Objective: Provide an exact copy of the data, excluding the images.

Available data:
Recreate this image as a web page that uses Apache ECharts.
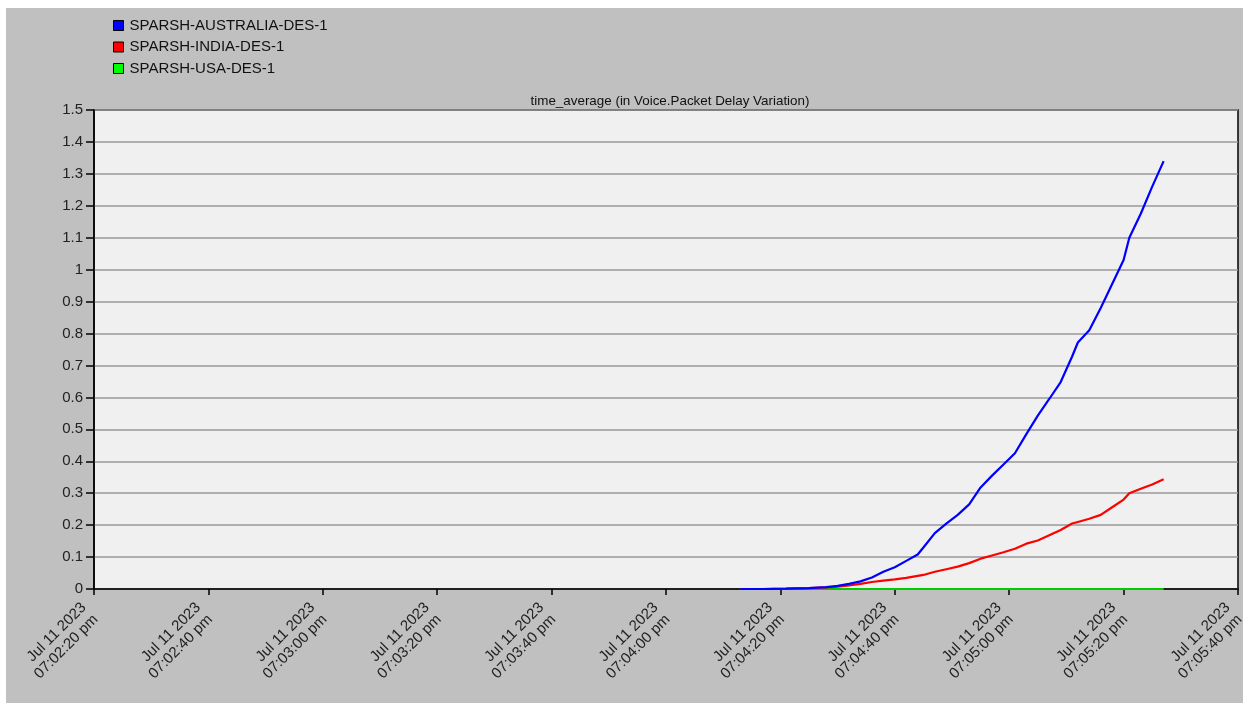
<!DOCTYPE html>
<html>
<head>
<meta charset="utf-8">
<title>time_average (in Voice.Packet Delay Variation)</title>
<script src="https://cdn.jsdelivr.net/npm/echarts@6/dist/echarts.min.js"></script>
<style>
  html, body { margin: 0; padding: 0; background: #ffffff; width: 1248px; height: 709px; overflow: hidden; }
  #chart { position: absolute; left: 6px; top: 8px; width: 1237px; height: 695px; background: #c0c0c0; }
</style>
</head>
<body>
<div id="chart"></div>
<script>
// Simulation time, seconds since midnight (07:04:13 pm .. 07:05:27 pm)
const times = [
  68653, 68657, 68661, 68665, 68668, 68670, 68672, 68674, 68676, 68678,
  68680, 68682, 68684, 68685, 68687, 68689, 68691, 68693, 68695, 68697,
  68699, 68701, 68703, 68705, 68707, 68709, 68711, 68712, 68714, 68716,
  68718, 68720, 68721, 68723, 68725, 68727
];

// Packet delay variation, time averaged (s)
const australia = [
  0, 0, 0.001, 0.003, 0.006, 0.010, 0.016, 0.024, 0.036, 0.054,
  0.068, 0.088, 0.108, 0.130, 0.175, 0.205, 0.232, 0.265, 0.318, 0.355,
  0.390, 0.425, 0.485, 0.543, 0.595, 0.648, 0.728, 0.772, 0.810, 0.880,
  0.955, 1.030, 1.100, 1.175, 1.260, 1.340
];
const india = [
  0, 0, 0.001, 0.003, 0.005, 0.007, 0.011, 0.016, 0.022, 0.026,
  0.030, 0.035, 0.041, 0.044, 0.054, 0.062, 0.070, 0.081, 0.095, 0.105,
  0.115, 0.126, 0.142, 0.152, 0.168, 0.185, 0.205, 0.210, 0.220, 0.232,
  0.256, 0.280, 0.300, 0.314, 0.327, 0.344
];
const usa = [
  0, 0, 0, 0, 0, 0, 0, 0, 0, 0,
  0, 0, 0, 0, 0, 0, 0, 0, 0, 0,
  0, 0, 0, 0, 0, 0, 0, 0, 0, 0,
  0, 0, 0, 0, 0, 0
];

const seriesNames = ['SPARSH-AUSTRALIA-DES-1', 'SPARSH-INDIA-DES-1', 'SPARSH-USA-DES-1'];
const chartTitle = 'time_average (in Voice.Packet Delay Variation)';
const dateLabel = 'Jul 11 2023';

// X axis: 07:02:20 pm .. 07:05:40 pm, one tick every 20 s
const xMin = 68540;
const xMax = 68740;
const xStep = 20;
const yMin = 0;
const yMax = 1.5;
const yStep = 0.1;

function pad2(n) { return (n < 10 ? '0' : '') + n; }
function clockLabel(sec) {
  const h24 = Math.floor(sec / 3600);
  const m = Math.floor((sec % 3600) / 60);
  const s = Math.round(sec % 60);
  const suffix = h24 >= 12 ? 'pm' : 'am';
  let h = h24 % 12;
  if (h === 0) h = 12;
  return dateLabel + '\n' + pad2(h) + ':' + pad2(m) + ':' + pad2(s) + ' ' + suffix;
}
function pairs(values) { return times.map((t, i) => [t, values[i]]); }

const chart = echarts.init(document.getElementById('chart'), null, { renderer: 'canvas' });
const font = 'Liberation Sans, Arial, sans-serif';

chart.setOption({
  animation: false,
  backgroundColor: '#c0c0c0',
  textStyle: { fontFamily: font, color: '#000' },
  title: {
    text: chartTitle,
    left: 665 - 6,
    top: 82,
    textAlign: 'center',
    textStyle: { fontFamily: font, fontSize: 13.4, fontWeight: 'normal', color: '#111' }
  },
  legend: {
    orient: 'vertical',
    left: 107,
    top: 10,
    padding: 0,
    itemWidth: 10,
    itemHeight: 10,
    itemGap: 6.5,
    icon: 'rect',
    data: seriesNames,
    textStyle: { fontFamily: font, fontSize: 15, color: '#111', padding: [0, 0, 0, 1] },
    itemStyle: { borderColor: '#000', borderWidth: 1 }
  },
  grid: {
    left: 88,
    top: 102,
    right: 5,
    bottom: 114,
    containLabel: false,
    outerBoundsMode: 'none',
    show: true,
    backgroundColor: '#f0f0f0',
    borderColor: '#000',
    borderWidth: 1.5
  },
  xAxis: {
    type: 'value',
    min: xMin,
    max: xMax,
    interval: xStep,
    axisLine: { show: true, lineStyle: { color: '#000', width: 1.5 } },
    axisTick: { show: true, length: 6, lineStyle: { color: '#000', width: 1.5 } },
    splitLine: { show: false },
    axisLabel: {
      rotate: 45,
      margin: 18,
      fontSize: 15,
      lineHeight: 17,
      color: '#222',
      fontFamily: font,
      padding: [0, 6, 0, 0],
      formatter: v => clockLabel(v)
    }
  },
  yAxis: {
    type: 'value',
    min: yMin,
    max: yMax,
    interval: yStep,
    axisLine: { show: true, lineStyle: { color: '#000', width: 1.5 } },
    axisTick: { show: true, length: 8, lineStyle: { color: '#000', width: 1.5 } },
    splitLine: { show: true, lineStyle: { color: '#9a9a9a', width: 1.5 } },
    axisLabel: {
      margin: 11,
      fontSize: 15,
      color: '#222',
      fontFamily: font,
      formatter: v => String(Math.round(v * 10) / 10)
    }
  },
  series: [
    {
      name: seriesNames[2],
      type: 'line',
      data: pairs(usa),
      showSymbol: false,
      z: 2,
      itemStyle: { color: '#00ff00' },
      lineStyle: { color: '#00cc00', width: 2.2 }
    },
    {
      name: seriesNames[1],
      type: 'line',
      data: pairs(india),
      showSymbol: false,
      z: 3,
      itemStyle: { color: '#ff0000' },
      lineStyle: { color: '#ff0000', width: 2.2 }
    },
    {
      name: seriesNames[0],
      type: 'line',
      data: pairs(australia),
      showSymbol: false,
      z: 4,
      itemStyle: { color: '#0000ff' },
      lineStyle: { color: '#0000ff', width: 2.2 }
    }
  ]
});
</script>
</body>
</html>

Completed exercise:
Recreate this image as a web page that uses Apache ECharts.
<!DOCTYPE html>
<html>
<head>
<meta charset="utf-8">
<title>time_average (in Voice.Packet Delay Variation)</title>
<script src="https://cdn.jsdelivr.net/npm/echarts@6/dist/echarts.min.js"></script>
<style>
  html, body { margin: 0; padding: 0; background: #ffffff; width: 1248px; height: 709px; overflow: hidden; }
  #chart { position: absolute; left: 6px; top: 8px; width: 1237px; height: 695px; background: #c0c0c0; }
</style>
</head>
<body>
<div id="chart"></div>
<script>
// Simulation time, seconds since midnight (07:04:13 pm .. 07:05:27 pm)
const times = [
  68653, 68657, 68661, 68665, 68668, 68670, 68672, 68674, 68676, 68678,
  68680, 68682, 68684, 68685, 68687, 68689, 68691, 68693, 68695, 68697,
  68699, 68701, 68703, 68705, 68707, 68709, 68711, 68712, 68714, 68716,
  68718, 68720, 68721, 68723, 68725, 68727
];

// Packet delay variation, time averaged (s)
const australia = [
  0, 0, 0.001, 0.003, 0.006, 0.010, 0.016, 0.024, 0.036, 0.054,
  0.068, 0.088, 0.108, 0.130, 0.175, 0.205, 0.232, 0.265, 0.318, 0.355,
  0.390, 0.425, 0.485, 0.543, 0.595, 0.648, 0.728, 0.772, 0.810, 0.880,
  0.955, 1.030, 1.100, 1.175, 1.260, 1.340
];
const india = [
  0, 0, 0.001, 0.003, 0.005, 0.007, 0.011, 0.016, 0.022, 0.026,
  0.030, 0.035, 0.041, 0.044, 0.054, 0.062, 0.070, 0.081, 0.095, 0.105,
  0.115, 0.126, 0.142, 0.152, 0.168, 0.185, 0.205, 0.210, 0.220, 0.232,
  0.256, 0.280, 0.300, 0.314, 0.327, 0.344
];
const usa = [
  0, 0, 0, 0, 0, 0, 0, 0, 0, 0,
  0, 0, 0, 0, 0, 0, 0, 0, 0, 0,
  0, 0, 0, 0, 0, 0, 0, 0, 0, 0,
  0, 0, 0, 0, 0, 0
];

const seriesNames = ['SPARSH-AUSTRALIA-DES-1', 'SPARSH-INDIA-DES-1', 'SPARSH-USA-DES-1'];
const chartTitle = 'time_average (in Voice.Packet Delay Variation)';
const dateLabel = 'Jul 11 2023';

// X axis: 07:02:20 pm .. 07:05:40 pm, one tick every 20 s
const xMin = 68540;
const xMax = 68740;
const xStep = 20;
const yMin = 0;
const yMax = 1.5;
const yStep = 0.1;

function pad2(n) { return (n < 10 ? '0' : '') + n; }
function clockLabel(sec) {
  const h24 = Math.floor(sec / 3600);
  const m = Math.floor((sec % 3600) / 60);
  const s = Math.round(sec % 60);
  const suffix = h24 >= 12 ? 'pm' : 'am';
  let h = h24 % 12;
  if (h === 0) h = 12;
  return dateLabel + '\n' + pad2(h) + ':' + pad2(m) + ':' + pad2(s) + ' ' + suffix;
}
function pairs(values) { return times.map((t, i) => [t, values[i]]); }

const chart = echarts.init(document.getElementById('chart'), null, { renderer: 'canvas' });
const font = 'Liberation Sans, Arial, sans-serif';

chart.setOption({
  animation: false,
  backgroundColor: '#c0c0c0',
  textStyle: { fontFamily: font, color: '#000' },
  title: {
    text: chartTitle,
    left: 665 - 6,
    top: 82,
    textAlign: 'center',
    textStyle: { fontFamily: font, fontSize: 13.4, fontWeight: 'normal', color: '#111' }
  },
  legend: {
    orient: 'vertical',
    left: 107,
    top: 10,
    padding: 0,
    itemWidth: 10,
    itemHeight: 10,
    itemGap: 6.5,
    icon: 'rect',
    data: seriesNames,
    textStyle: { fontFamily: font, fontSize: 15, color: '#111', padding: [0, 0, 0, 1] },
    itemStyle: { borderColor: '#000', borderWidth: 1 }
  },
  grid: {
    left: 88,
    top: 102,
    right: 5,
    bottom: 114,
    containLabel: false,
    outerBoundsMode: 'none',
    show: true,
    backgroundColor: '#f0f0f0',
    borderColor: '#000',
    borderWidth: 1.5
  },
  xAxis: {
    type: 'value',
    min: xMin,
    max: xMax,
    interval: xStep,
    axisLine: { show: true, lineStyle: { color: '#000', width: 1.5 } },
    axisTick: { show: true, length: 6, lineStyle: { color: '#000', width: 1.5 } },
    splitLine: { show: false },
    axisLabel: {
      rotate: 45,
      margin: 18,
      fontSize: 15,
      lineHeight: 17,
      color: '#222',
      fontFamily: font,
      padding: [0, 6, 0, 0],
      formatter: v => clockLabel(v)
    }
  },
  yAxis: {
    type: 'value',
    min: yMin,
    max: yMax,
    interval: yStep,
    axisLine: { show: true, lineStyle: { color: '#000', width: 1.5 } },
    axisTick: { show: true, length: 8, lineStyle: { color: '#000', width: 1.5 } },
    splitLine: { show: true, lineStyle: { color: '#9a9a9a', width: 1.5 } },
    axisLabel: {
      margin: 11,
      fontSize: 15,
      color: '#222',
      fontFamily: font,
      formatter: v => String(Math.round(v * 10) / 10)
    }
  },
  series: [
    {
      name: seriesNames[2],
      type: 'line',
      data: pairs(usa),
      showSymbol: false,
      z: 2,
      itemStyle: { color: '#00ff00' },
      lineStyle: { color: '#00cc00', width: 2.2 }
    },
    {
      name: seriesNames[1],
      type: 'line',
      data: pairs(india),
      showSymbol: false,
      z: 3,
      itemStyle: { color: '#ff0000' },
      lineStyle: { color: '#ff0000', width: 2.2 }
    },
    {
      name: seriesNames[0],
      type: 'line',
      data: pairs(australia),
      showSymbol: false,
      z: 4,
      itemStyle: { color: '#0000ff' },
      lineStyle: { color: '#0000ff', width: 2.2 }
    }
  ]
});
</script>
</body>
</html>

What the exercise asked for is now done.